Is using bigger tubing a problem? is supplying more volume an issue I guess is a better way to state the question.

I will be plumbing my rear end housing and have access to tubing but its not the size I keep seeing or getting told to use it would be .250 tubing vs .1875 tubing. So essentially id be supplying more volume to the caliper inlet than is needed but I do not think this is bad. Is my thought process correct?

Same goes for fuel lines. is it bad to run larger lines that end up reducing down say at the fuel rail or a regulator or even at the pump.

thanks,
 

michael.gonzalez

Well-Known Member
Very little drawbacks to bigger tubing.
-increased weight
-increased cost


Both of these drawbacks are marginal IMO.

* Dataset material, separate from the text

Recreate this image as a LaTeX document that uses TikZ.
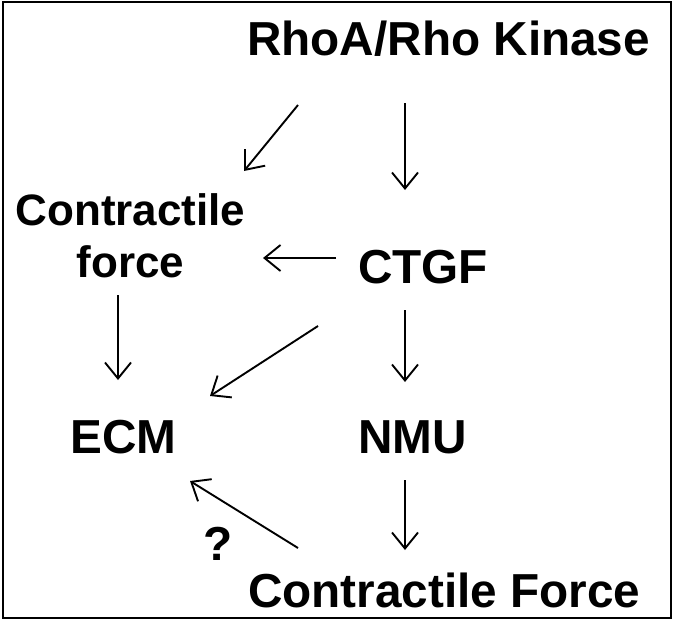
\documentclass[tikz,border=0pt]{standalone}
\usepackage{fontspec}
\setmainfont{Liberation Sans}
\usetikzlibrary{arrows.meta}
\begin{document}
\begin{tikzpicture}[x=1pt,y=-1pt,
  lbl/.style={font=\fontsize{47.7}{55}\selectfont\bfseries, inner sep=0pt, anchor=base west},
  lbls/.style={font=\fontsize{44}{55}\selectfont\bfseries, inner sep=0pt, anchor=base},
  arr/.style={line width=1.9pt, -{Straight Barb[length=16pt,width=26pt,line width=1.9pt]}}]
\useasboundingbox (0,0) rectangle (674,621);
\draw[line width=2pt] (3,2) rectangle (671,618);
\node[lbl] (rho) at (247,55) {RhoA/Rho Kinase};
\node[lbls] (c1) at (130.5,225) {Contractile};
\node[lbls] (c2) at (130.5,277) {force};
\node[lbl] (ctgf) at (358,283) {CTGF};
\node[lbl] (ecm) at (70,453) {ECM};
\node[lbl] (nmu) at (358,453) {NMU};
\node[lbl] (cf) at (248,607) {Contractile Force};
\node[lbl] (q) at (203,560) {?};
% arrow end points
\coordinate (a1s) at (298,105); \coordinate (a1e) at (244,171);
\coordinate (a2s) at (405,103); \coordinate (a2e) at (405,190);
\coordinate (a3s) at (336,258); \coordinate (a3e) at (263,258);
\coordinate (a4s) at (118,295); \coordinate (a4e) at (118,380);
\coordinate (a5s) at (318,326); \coordinate (a5e) at (210,396);
\coordinate (a6s) at (405,310); \coordinate (a6e) at (405,382);
\coordinate (a7s) at (405,480); \coordinate (a7e) at (405,550);
\coordinate (a8s) at (298,548); \coordinate (a8e) at (190,481);
\draw[arr] (a1s) -- (a1e);
\draw[arr] (a2s) -- (a2e);
\draw[arr] (a3s) -- (a3e);
\draw[arr] (a4s) -- (a4e);
\draw[arr] (a5s) -- (a5e);
\draw[arr] (a6s) -- (a6e);
\draw[arr] (a7s) -- (a7e);
\draw[arr] (a8s) -- (a8e);
\end{tikzpicture}
\end{document}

You won't see any loss of pressure or performance with larger tubing.
 

Zambo

Well-Known Member
The tubing does nothing to increase pressure or volume or anything like that. The volume of brake fluid required to push the caliper piston comes from the master cylinder pushing incompressible fluid into a closed system. Your brake lines could be an inch in diameter and it would still work the same way.
 

Josh 8

Well-Known Member
But. Larger tubing will expand slightly more than smaller tubing. How much? I don’t know. That’s really an engineering equation.

It probably won’t make a difference. But it certainly won’t help.

It could make bleeding the air from the system a lot harder. Small diameter tubing pushes bubbles out well. Larger diameter tubing could have air lock in the top of loops that never come out and render the breaks spongy and useless.